The 1800s Had ‘Brainrot’ Too!

from the another-media-moral-panic dept

The following is republished from the excellent Pessimist’s Archive, with permission.

The Oxford Dictionary just added “brainrot” as its newest official word—a cynical, but tongue-in-cheek term for consuming too much short-form social media content.

However, the word isn’t actually new – in the archives we found examples going back as far as a century and a half of ‘brainrot’ being used in the context of unhealthy consumption of (new) media.

125 years ago – In 1899 – journalist Julian Ralph warned of a “BRAIN-ROT CONTAGION” that would be accelerated by an increase of magazines in the US – after witnessing their popularity in England. He posited that:

“The number of people who think like birds, in little broken thoughts, will be greatly enlarged.”

The writer feared “millions upon millions of American boys and girls and men and women” would suffer the same fate as the English who were supposedly “unable to learn anything, to know anything well and to concentrate their minds upon anything.”

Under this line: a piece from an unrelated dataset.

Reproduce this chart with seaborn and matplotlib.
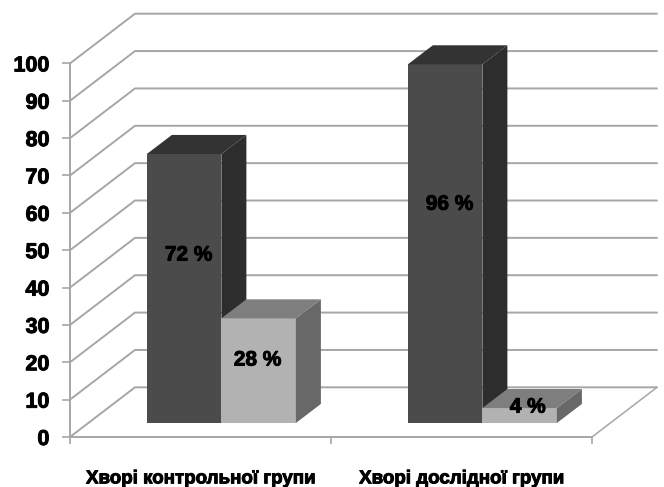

Concerns about the psychological influence of ‘new media’ by those in the ‘old media’ are nothing new, and reactions to the rise of magazines and the ‘yellow press’ were no different.

The term ‘brainrot’ can be found used even earlier with regards to cheap periodicals – in 1866, a Vermont paper called a number of New York publications “soul destroying and brain rotting” and in 1883 ‘The Press’ of Stafford Springs, Connecticut lamented the rise of “vile ‘Illustrated’ weekly story-papers that it said was “polluting the country”, continuing…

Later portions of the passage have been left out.